A Structure that Generates New Connections
The residence is for a retired couple, yet what the clients desired was a house where people could gather. Since the lean-to extensions of the original house had been added and renovated to accommodate changes in lifestyle, the decision was made to newly construct five wooden lean-to spaces, leaving only the two-story main house in the center. Each lean-to is constructed in correspondence to the garden’s environment. A living room surrounded by osmanthus trees, a kitchen with a high ceiling where sunlight enters, a tea room positioned like an annex next to the Japanese maples, a bright staircase filled with light and study with a view of the starry sky, a bathroom permeated by soft rays of light –these five lean-to spaces, while serving as interfaces connecting the old main house with the garden, are also new structures that support the existing main house like flying butresses. As a result, the first floor of the existing main house is relieved from the need for seismic resistant walls. The lean-to extensions that per se would be considered but an additional element, is in itself a structural format that creates a new sense of openness throughout the entire building.
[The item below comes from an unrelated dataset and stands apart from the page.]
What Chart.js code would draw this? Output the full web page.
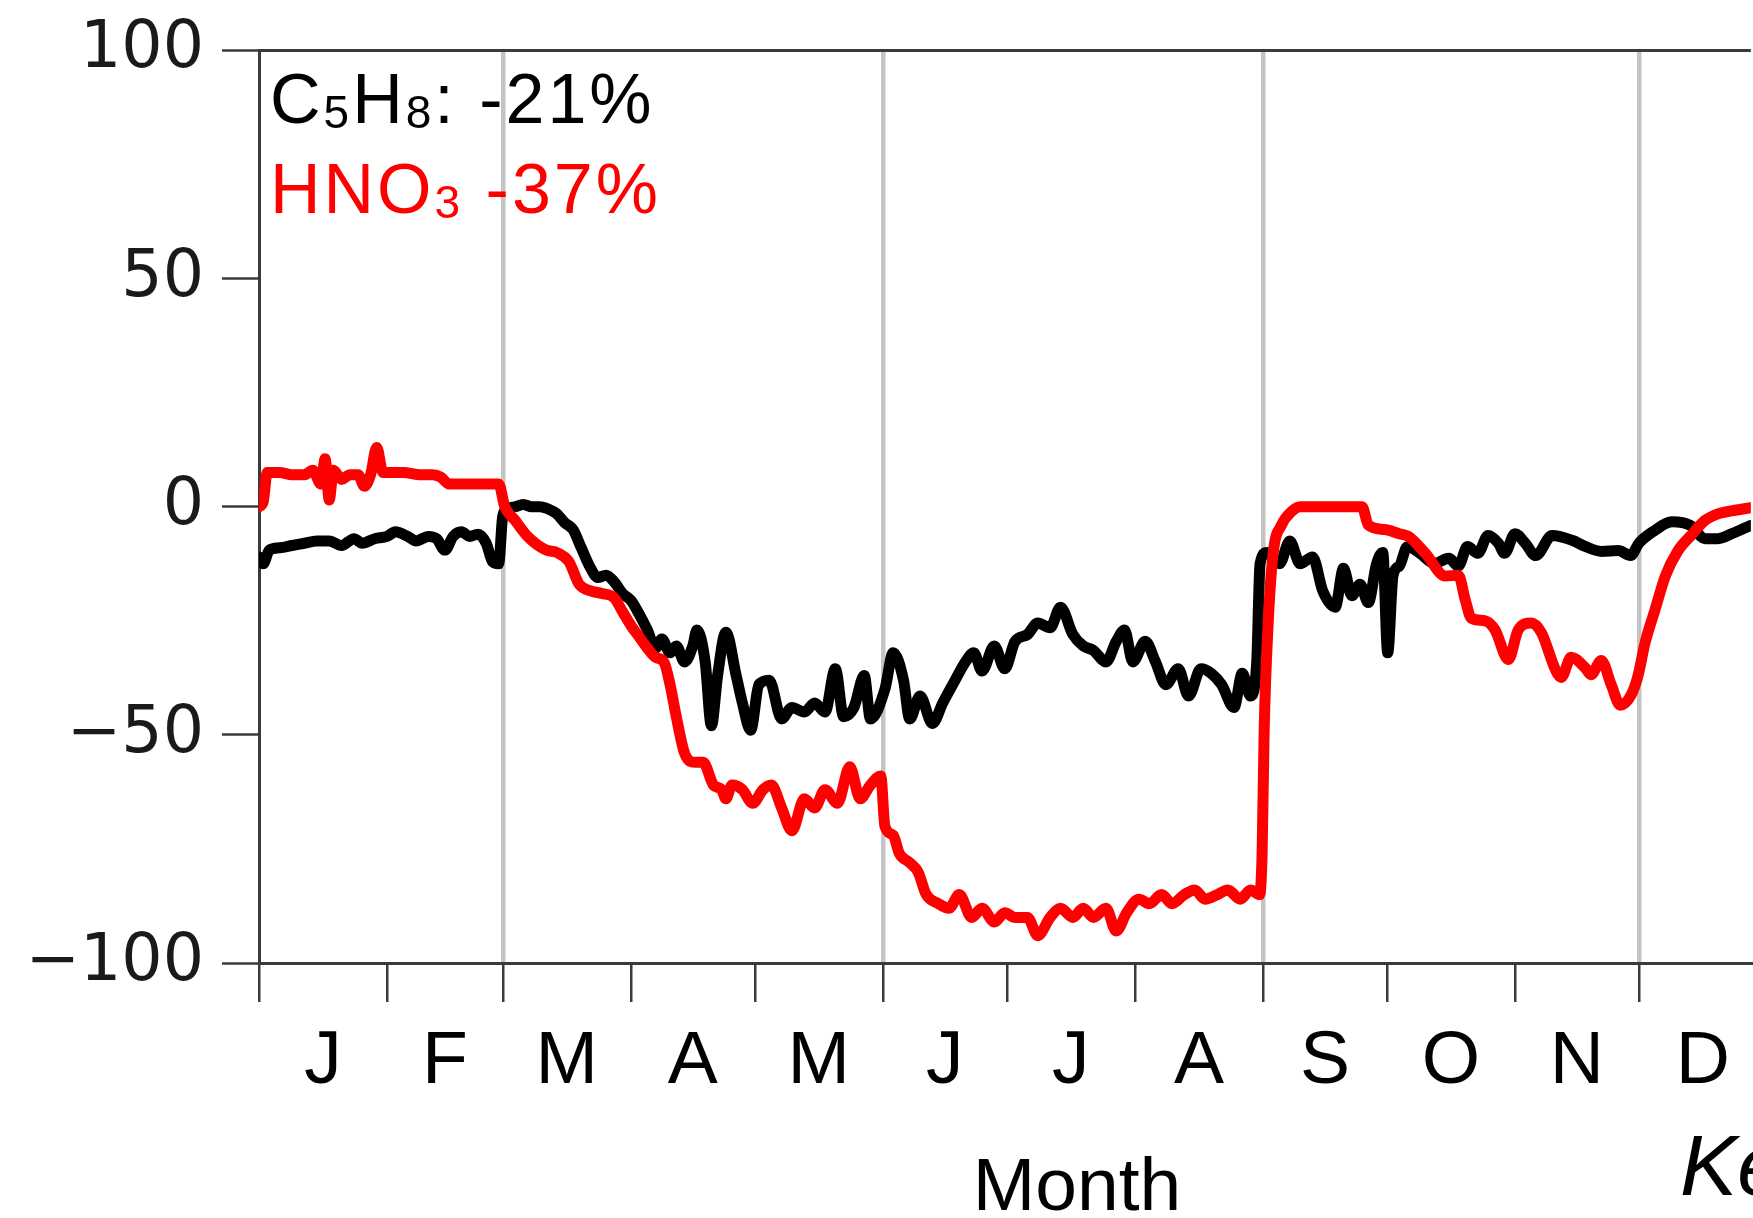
<!DOCTYPE html>
<html>
<head>
<meta charset="utf-8">
<title>C5H8 and HNO3 change by month</title>
<script src="https://cdn.jsdelivr.net/npm/chart.js@4.4.1/dist/chart.umd.min.js"></script>
<style>
  html, body { margin: 0; padding: 0; background: #fff; }
  canvas { display: block; }
</style>
</head>
<body>
<canvas id="changeChart" width="1753" height="1218"></canvas>
<script>
// month axis (day of year)
const monthLabels = ['J', 'F', 'M', 'A', 'M', 'J', 'J', 'A', 'S', 'O', 'N', 'D'];
const monthStarts = [0, 31, 59, 90, 120, 151, 181, 212, 243, 273, 304, 334];
const seasonStarts = [59, 151, 243, 334];
const yearLength = 365;
const yTicks = [-100, -50, 0, 50, 100];

// C5H8 change (%)
const c5h8Days = [
  0, 1, 2.5, 5, 8, 11, 14, 17, 20, 23,
  25, 28, 31, 33, 36, 38, 41, 43, 45, 47,
  49, 51, 53, 55, 56.5, 58, 59, 60, 62, 64,
  66, 68, 70, 72, 74, 76, 78, 80, 82, 84,
  86, 88, 90, 92, 94, 96, 97.5, 99.5, 101, 103,
  105, 106, 108, 109.5, 111, 113, 115.5, 117, 119, 121,
  123.5, 126.5, 129, 132, 134.5, 137, 139.5, 141.5, 144, 146.5,
  148, 151.5, 153.5, 156, 157.5, 160, 163, 165.5, 168.5, 171,
  173, 175, 178, 180.5, 183, 186, 188.5, 191.5, 194, 197,
  199.5, 202, 205, 207.5, 209.5, 211.5, 214.5, 217, 219.5, 222.5,
  225, 228, 230.5, 233, 236, 238, 240, 241.5, 242.3, 244,
  247, 249.5, 252, 255, 257.5, 260.5, 262.5, 264.5, 266.5, 268.5,
  270.5, 272, 273.2, 274.5, 276, 278, 281, 284.5, 288, 290.3,
  292.5, 295, 297.5, 300, 301.5, 304, 306.5, 309, 313, 318,
  321, 325, 329, 332, 334, 337.5, 342, 346.5, 350, 353,
  356.5, 361
];
const c5h8Values = [
  -11, -12.5, -9.5, -9, -8.5, -8, -7.5, -7.5, -8.5, -7,
  -8, -7, -6.5, -5.5, -6.5, -7.5, -6.5, -7, -9.5, -6.5,
  -5.5, -6.5, -6, -8, -12, -12.5, -2, -0.5, 0, 0.5,
  0, 0, -0.5, -1.5, -3.5, -5, -9, -13, -15.5, -15,
  -16.5, -19, -20.5, -23.5, -27, -31, -29, -32, -30.5, -34,
  -30.5, -27, -34, -48, -37, -27.5, -37, -43, -49, -39,
  -38, -46.5, -44, -45, -43, -45, -35.5, -46, -44, -37,
  -46.5, -40, -32, -38, -46.5, -41.5, -47.5, -43, -38, -34,
  -32, -36, -30.5, -35.5, -29.5, -28, -25.5, -26.5, -22, -28,
  -30.5, -31.5, -34, -29.5, -27, -34, -29.5, -34, -39, -35.5,
  -41.5, -35.5, -36.5, -39, -44, -36.5, -41.5, -34, -12.5, -10,
  -12.5, -7.5, -12.5, -11, -18.5, -22, -13.5, -19.5, -17, -21,
  -12.5, -10, -32, -15, -13, -8.7, -10.2, -12.4, -11.3, -13,
  -8.7, -10.2, -6.3, -8, -10.2, -5.9, -8, -10.7, -6.3, -7.4,
  -8.7, -9.8, -9.6, -10.7, -8, -5.4, -3.3, -4.1, -7, -7,
  -5.9, -4.1
];

// HNO3 change (%)
const hno3Days = [
  0, 1, 2, 5, 8, 11, 13, 15, 16, 17,
  18, 20, 22, 24, 25.5, 27, 28.5, 30, 32, 35,
  39, 42, 44, 46, 50, 54, 58, 59.5, 62, 65,
  69.5, 72, 75, 77.5, 80.5, 83, 86, 88, 90, 92,
  94, 96, 98, 99.5, 101, 103, 105.5, 107.5, 110, 112,
  113, 114.5, 117, 119.5, 122, 124, 126.5, 129, 132, 134.5,
  137, 140, 143, 145.5, 148, 150.5, 151.5, 153.5, 155, 157.5,
  159.5, 161.5, 164.5, 167, 169.5, 172.5, 175, 178, 180.5, 183,
  186, 188.5, 191.5, 194, 197, 199.5, 202, 205, 207.5, 210,
  213, 215.5, 218.5, 221, 224, 226.5, 229, 232, 234.5, 237.5,
  240, 242.2, 242.8, 243.3, 244.3, 245.5, 247.5, 250, 252, 267,
  268.5, 272.5, 276, 278.2, 282.3, 287.2, 290.3, 292, 293.4, 296.8,
  299.2, 302.4, 304.8, 307.9, 310.4, 313.8, 315.2, 317.6, 321, 322.4,
  324.9, 327.3, 329.5, 332.1, 333.8, 335.5, 337.9, 340.4, 343.5, 346.6,
  350, 353.3, 356.4, 361
];
const hno3Values = [
  0, 1, 7.5, 7.5, 7, 7, 8, 5, 10.5, 1.5,
  8, 6, 7, 7, 4.5, 7, 13, 7.5, 7.5, 7.5,
  7, 7, 6.5, 5, 5, 5, 5, 0, -3, -6.5,
  -9.5, -10, -12, -17, -18.5, -19, -20, -23, -26, -28.5,
  -31, -33, -34, -39, -46, -54, -56, -56, -61, -62,
  -64, -61, -62, -65, -62, -61, -66, -71, -64, -66,
  -62, -65, -57, -64, -61, -59, -70, -72, -76, -78,
  -80, -85, -87, -88, -85, -90, -88, -91, -89, -90,
  -90, -94, -90, -88, -90, -88, -90, -88, -93, -89,
  -86, -87, -85, -87, -85, -84, -86, -85, -84, -86,
  -84, -85, -76, -49, -25, -10, -4, -1, 0, 0,
  -4, -5, -5.9, -6.5, -10.2, -15.2, -15, -20.5, -24.4, -25,
  -27, -33.5, -27, -25.5, -27.6, -35.7, -37.4, -33, -35.3, -36.8,
  -33.7, -39, -43.5, -41.3, -37, -29.8, -22.6, -15.2, -9.6, -6.3,
  -3, -1.5, -0.9, -0.2
];

const axisColor = '#3a3a3a';
const visibleDays = 361.1;

const monthMids = monthStarts.map((start, i) => (start + (i < monthStarts.length - 1 ? monthStarts[i + 1] : yearLength)) / 2);
const xTickValues = monthStarts.concat(monthMids).sort((a, b) => a - b);

const toPoints = (days, values) => days.map((d, i) => ({ x: d, y: values[i] }));

function drawFormula(ctx, parts, x, y, color) {
  ctx.fillStyle = color;
  parts.forEach(([text, sub]) => {
    ctx.font = sub ? '46px "Liberation Sans"' : '70px "Liberation Sans"';
    ctx.fillText(text, x, sub ? y + 5 : y);
    x += ctx.measureText(text).width;
  });
}

const figureText = {
  id: 'figureText',
  afterDraw(chart) {
    const ctx = chart.ctx;
    ctx.save();
    ctx.textAlign = 'left';
    ctx.textBaseline = 'alphabetic';
    ctx.letterSpacing = '3px';
    drawFormula(ctx, [['C', 0], ['5', 1], ['H', 0], ['8', 1], [': -21%', 0]], 270, 123, '#000000');
    drawFormula(ctx, [['HNO', 0], ['3', 1], [' -37%', 0]], 270, 213, '#ff0000');
    ctx.letterSpacing = '0px';

    ctx.fillStyle = '#000000';
    ctx.textAlign = 'center';
    ctx.font = '75px "Liberation Sans"';
    ctx.fillText('Month', 1077, 1210);

    ctx.textAlign = 'left';
    ctx.font = 'italic 86px "Liberation Sans"';
    ctx.fillText('Ke', 1680, 1195);
    ctx.restore();
  }
};

new Chart(document.getElementById('changeChart'), {
  type: 'line',
  data: {
    datasets: [
      {
        label: 'HNO3',
        data: toPoints(hno3Days, hno3Values),
        borderColor: '#ff0000',
        borderWidth: 11,
        pointRadius: 0,
        cubicInterpolationMode: 'monotone',
        borderJoinStyle: 'round',
        borderCapStyle: 'round'
      },
      {
        label: 'C5H8',
        data: toPoints(c5h8Days, c5h8Values),
        borderColor: '#000000',
        borderWidth: 11,
        pointRadius: 0,
        cubicInterpolationMode: 'monotone',
        borderJoinStyle: 'round',
        borderCapStyle: 'round'
      }
    ]
  },
  options: {
    responsive: false,
    animation: false,
    layout: { padding: { top: 43.5, right: 0, bottom: 0, left: 0 } },
    plugins: {
      legend: { display: false },
      tooltip: { enabled: false }
    },
    scales: {
      x: {
        type: 'linear',
        min: 0,
        max: visibleDays,
        afterBuildTicks(scale) {
          scale.ticks = xTickValues.map((v) => ({ value: v }));
        },
        afterFit(scale) {
          scale.height = 255;
        },
        border: { display: true, color: axisColor, width: 3 },
        grid: {
          color: (ctx) => (ctx.tick && seasonStarts.includes(ctx.tick.value) ? '#c4c4c4' : 'rgba(0,0,0,0)'),
          lineWidth: 4.5,
          drawTicks: true,
          tickLength: 39,
          tickWidth: 2.5,
          tickColor: (ctx) => (ctx.tick && monthStarts.includes(ctx.tick.value) ? axisColor : 'rgba(0,0,0,0)')
        },
        ticks: {
          autoSkip: false,
          maxRotation: 0,
          minRotation: 0,
          padding: 23,
          color: '#000000',
          font: { family: 'Liberation Sans', size: 75, lineHeight: 1 },
          callback(value) {
            const i = monthMids.indexOf(value);
            return i >= 0 ? monthLabels[i] : '';
          }
        }
      },
      y: {
        min: -100,
        max: 100,
        afterBuildTicks(scale) {
          scale.ticks = yTicks.map((v) => ({ value: v }));
        },
        afterFit(scale) {
          scale.width = 259;
        },
        border: { display: true, color: axisColor, width: 3 },
        grid: {
          color: (ctx) => (ctx.tick && ctx.tick.value === 100 ? axisColor : 'rgba(0,0,0,0)'),
          lineWidth: 3,
          drawTicks: true,
          tickLength: 37,
          tickWidth: 2.5,
          tickColor: axisColor
        },
        ticks: {
          padding: 18,
          color: '#1a1a1a',
          font: { family: 'DejaVu Sans', size: 65, lineHeight: 1 },
          callback: (v) => (v < 0 ? '\u2212' + Math.abs(v) : String(v))
        }
      }
    }
  },
  plugins: [figureText]
});
</script>
</body>
</html>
Fragments of Impressions Scatterd Throughout the Site
While the entire structure consists of the main house / new lean-to spaces / and the old garden, a variety of subtle schemes were set in place so as to dissolve this structure. The old staircase, old porch, and furniture are arranged in ways that traverse the boundaries between the existing and new constructed areas. In addition, existing materials such as old fittings, alcove posts, and lighting are used in the new constructed areas, and existing garden stones and trees are planted in the newly created garden. While treating the garden, architecture, and furniture as of equal importance, the fragments of the environment that unfold across the entire site centered on the spacious main house are re-edited, and further curated into multiple overlapping layers that can be observed throughout. For example, a relationship whereby, “an old azalea tree stands beyond the new garden seen through the wooden fittings of the old children's room that has been installed in the new lean-to space that one arrives at when entering through the existing gate.” In doing so, I believe that new points of contact will be generated in response to the impressions that various people had towards this house, thus giving rise to a new kind of “open house.”